I'm excited about this, because sanctions will cost Europe MUCH more than my country (USA). These stories suggest a degree of public support for sanctions in spite of the cost. If Germany stopped buying Russian gas, the effect in Russia would be like an earthquake -- as far as pyschology, and the reaction of financial markets, it would be way the hell out of proportion of the actual economic loss. If you take gas sales away from Russia, it falls far down the ladder of the world's economies (apart from mineral extraction, the rest of the Russian economy is mediocre at best). The only reason Putin has public support is that Russia is a petro-state. Like the Kings of Saudi Arabia, Putin spreads the petro-wealth around just enough to keep people pacified. Without that wealth, he would just be a focus for resentment about many dissatisfactions in Russian life.
If Germany did close the gas pipeline valves at its end, that might be sustainable only until heating season starts in October -- but I'm not at all sure that Putin could stay in power that long.
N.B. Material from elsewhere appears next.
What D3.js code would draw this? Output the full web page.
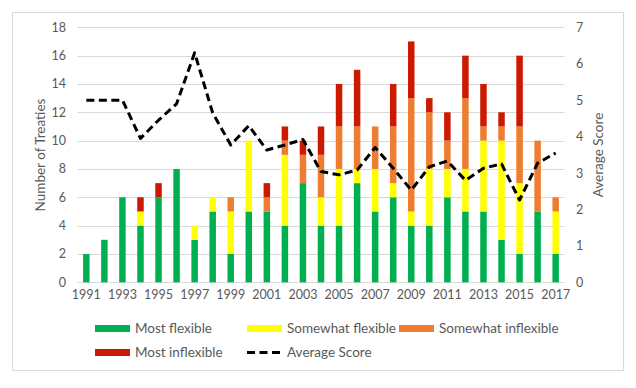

By The Way, Russia doesn't have infrastructure in place to sell much of its gas anywhere other than Europe. So if Europe stops (or merely reduces) buying, Russia must either shut down the wells, or waste the gas by burning it from flare towers. In the future, Russia will probably sell gas to Asian countries, but it will need years (and quite a lot of cash!) to build the pipelines (and LNG ships).
Durak,,, in one of the links that I posted, it gave some of the ways Putin could retaliate against the US. It was about the “Petrodollar” and how Putin could get the dollar dropped as the standard for oil.
China also fought for this about a year ago,,,, so China and Russia are working together a little bit on this.
If this would ever happen,, the value of the US dollar could plummet!